Uno spettacolo intelligente (e divertente) praticamente al debutto in un posto comodo e scaramantico come «Il giardino ritrovato» nel cuore di palazzo Venezia, con la storia di un potente signore che per paura di venire un giorno tradito o mazziato alleva nella più assoluta ignoranza la fanciulla orfana e ingenua che si è scelto ancora bambina. È Molière l’autore de La scuola delle mogli, uno che ben conosceva il potere scrivendo alla corte del più assoluto dei sovrani. Ma quell’Arnolfo aspirante dittatore dei sentimenti, finirà seppellito nel ridicolo e negli sberleffi di tutta la sua pretesa «corte».

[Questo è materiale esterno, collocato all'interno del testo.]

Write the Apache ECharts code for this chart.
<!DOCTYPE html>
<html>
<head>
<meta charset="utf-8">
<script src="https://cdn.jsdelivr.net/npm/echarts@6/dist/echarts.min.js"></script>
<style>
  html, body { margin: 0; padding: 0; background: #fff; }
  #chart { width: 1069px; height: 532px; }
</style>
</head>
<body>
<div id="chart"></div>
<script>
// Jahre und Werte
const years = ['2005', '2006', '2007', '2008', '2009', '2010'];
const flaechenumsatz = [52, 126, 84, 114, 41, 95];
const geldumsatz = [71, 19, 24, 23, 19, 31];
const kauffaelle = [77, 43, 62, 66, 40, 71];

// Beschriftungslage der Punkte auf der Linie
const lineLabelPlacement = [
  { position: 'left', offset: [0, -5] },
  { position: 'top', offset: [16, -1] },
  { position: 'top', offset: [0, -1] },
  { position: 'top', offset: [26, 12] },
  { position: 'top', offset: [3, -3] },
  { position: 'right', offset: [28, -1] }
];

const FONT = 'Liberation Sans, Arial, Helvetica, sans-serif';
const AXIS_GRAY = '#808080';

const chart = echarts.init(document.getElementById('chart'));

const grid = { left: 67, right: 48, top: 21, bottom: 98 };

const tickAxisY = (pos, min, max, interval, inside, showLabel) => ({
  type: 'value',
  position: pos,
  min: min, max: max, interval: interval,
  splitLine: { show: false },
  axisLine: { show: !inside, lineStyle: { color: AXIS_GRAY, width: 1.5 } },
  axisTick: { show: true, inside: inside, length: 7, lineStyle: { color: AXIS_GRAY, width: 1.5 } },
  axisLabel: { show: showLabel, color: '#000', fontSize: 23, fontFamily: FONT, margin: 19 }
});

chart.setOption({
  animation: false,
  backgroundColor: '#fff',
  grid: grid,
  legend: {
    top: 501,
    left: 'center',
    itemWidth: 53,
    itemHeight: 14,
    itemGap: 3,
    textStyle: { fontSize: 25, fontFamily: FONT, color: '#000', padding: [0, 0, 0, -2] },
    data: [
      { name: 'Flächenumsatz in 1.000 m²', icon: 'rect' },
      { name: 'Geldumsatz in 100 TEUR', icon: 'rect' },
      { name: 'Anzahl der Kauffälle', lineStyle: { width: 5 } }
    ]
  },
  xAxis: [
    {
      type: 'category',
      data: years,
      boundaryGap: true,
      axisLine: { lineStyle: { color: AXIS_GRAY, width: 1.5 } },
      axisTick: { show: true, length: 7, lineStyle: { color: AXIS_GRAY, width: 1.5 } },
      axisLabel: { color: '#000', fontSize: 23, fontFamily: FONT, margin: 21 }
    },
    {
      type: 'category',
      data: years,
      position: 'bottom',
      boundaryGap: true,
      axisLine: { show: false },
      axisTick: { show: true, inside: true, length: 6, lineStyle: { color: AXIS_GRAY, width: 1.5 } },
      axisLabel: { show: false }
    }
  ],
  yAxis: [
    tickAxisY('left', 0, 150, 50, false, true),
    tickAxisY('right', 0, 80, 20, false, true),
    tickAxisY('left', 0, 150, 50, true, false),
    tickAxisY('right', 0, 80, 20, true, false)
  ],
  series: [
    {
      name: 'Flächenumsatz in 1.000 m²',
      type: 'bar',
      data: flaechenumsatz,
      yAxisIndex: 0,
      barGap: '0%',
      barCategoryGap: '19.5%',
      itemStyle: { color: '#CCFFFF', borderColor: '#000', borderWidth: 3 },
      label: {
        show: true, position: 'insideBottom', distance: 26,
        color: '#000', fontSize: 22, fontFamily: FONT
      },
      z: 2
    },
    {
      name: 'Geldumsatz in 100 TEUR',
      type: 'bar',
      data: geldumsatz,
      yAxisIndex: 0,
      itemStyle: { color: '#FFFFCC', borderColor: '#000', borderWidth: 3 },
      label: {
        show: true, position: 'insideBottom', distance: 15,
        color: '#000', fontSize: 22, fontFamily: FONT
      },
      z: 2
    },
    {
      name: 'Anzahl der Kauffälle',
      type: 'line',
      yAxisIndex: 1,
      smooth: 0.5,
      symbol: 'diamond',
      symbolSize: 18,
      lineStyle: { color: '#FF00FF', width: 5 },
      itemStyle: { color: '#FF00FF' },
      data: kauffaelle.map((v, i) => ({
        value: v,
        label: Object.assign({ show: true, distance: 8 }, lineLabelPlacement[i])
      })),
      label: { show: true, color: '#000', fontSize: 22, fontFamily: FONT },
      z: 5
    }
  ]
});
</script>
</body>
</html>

La traduzione, molto bella ed efficace, di Cesare Garboli ci restituisce intatta la forza di quella lezione e delle ridicole pretese che, storicamente come nelle vicende private, così sono destinate a concludersi. E Arturo Cirillo, da sempre conoscitore e maestro di comicità popolare, imprime allo spettacolo un ritmo trascinante che si fa anche moralità pubblica. Sono bravi gli attori che lo circondano nel ruolo di presuntuoso babbeo (fantastica la spudorata ingenuità di Valentina Picello, anche se son tutti scattanti e simpatici), ma Cirillo ha saputo trovare almeno altri due punti di forza. La scena di Dario Gessati è una macchina mirabile: la casa a due piani del seviziatore e della sua vittima, grande ma capace di ruotare (spinta a mano dagli stessi attori) mostrando, quando serve, un’altra prospettiva, quasi l’altra faccia della verità: un antico artificio scenico del teatro ma che oggi permette la modernità cinematografica del campo e controcampo.

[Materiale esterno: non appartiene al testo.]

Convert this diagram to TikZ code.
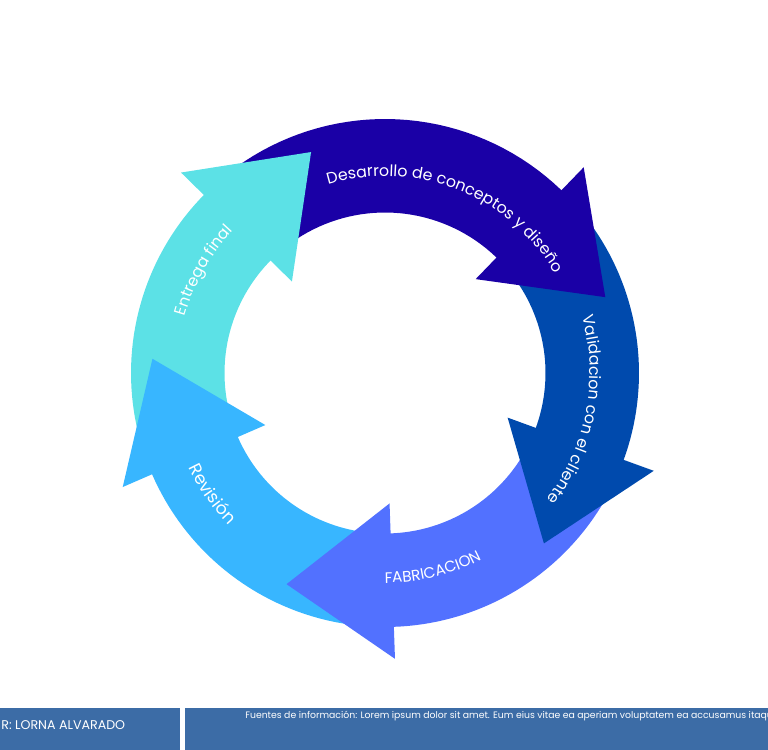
\documentclass[tikz,border=0pt]{standalone}
\usepackage{fontspec}
\setmainfont{Poppins}
\usepackage{xcolor}
\usepackage{tikz}
\usetikzlibrary{decorations.text}

\definecolor{entrega}{HTML}{5CE1E6}
\definecolor{desarrollo}{HTML}{1A00A6}
\definecolor{validacion}{HTML}{004AAD}
\definecolor{fabricacion}{HTML}{5271FF}
\definecolor{revision}{HTML}{38B6FF}
\definecolor{barra}{HTML}{3C6CA6}

\tikzset{
    ringlabel/.style 2 args={decorate, decoration={text along path, text align=center, text color=white, text={|\fontsize{#1}{12}\selectfont|#2}}},
    footertext/.style={text=white, inner sep=0pt, anchor=west}
}

\begin{document}
\begin{tikzpicture}[x=0.02cm, y=0.02cm]
    \useasboundingbox (0,0) rectangle (768,-750);

    % footer bars
    \fill[barra] (0,-708) rectangle (180,-750);
    \fill[barra] (185,-708) rectangle (768,-750);
    \node[footertext, font=\fontsize{7.2}{9}\selectfont] (autor) at (1,-725) {R: LORNA ALVARADO};
    \begin{scope}
        \clip (185,-708) rectangle (768,-750);
        \node[footertext, font=\fontsize{5.3}{6}\selectfont] (fuentes) at (245,-716) {Fuentes de información: Lorem ipsum dolor sit amet. Eum eius vitae ea aperiam voluptatem ea accusamus itaque};
    \end{scope}

    % ring of arrows
    \begin{scope}[shift={(385,-373)}]
        % bodies first (both ends tucked under a head)
        \foreach \tail/\base/\col in {203.5/135.5/entrega, 135.5/46/desarrollo, 46/-20/validacion, -20/-88/fabricacion, -88/-156.5/revision}
            \fill[\col] plot[domain=\tail-3:\base-2, samples=40] (\x:254) -- plot[domain=\base-2:\tail-3, samples=40] (\x:160.5) -- cycle;
        % then the heads on top
        \foreach \base/\col in {135.5/entrega, 46/desarrollo, -20/validacion, -88/fabricacion, -156.5/revision}
            \fill[\col] (\base:254) -- (\base:286) -- ({\base-27}:233) -- (\base:130.5) -- (\base:160.5) -- cycle;

        % labels
        \path[ringlabel={9}{Desarrollo de conceptos y diseño}] plot[domain=120:17, samples=80] (\x:197);
        \path[ringlabel={9}{Validacion con el cliente}] plot[domain=30:-52, samples=80] (\x:205);
        \path[ringlabel={8.7}{FABRICACION}] plot[domain=-105:-47.6, samples=60] (\x:210);
        \path[ringlabel={9.8}{Revisión}] plot[domain=195:235, samples=60] (\x:218);
        \path[ringlabel={9}{Entrega final}] plot[domain=175:126, samples=60] (\x:208);
    \end{scope}
\end{tikzpicture}
\end{document}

L’altra sorpresa è la musica, composta da Francesco De Melis, che non «accompagna» la vicenda, ma con i virtuosismi di diversi strumenti crea una vera partitura, parallela e dialettica con la commedia. Lo spettacolo, coprodotto da Marche Teatro con l’Elfo e lo Stabile di Napoli, andrà in tournée nella prossima stagione.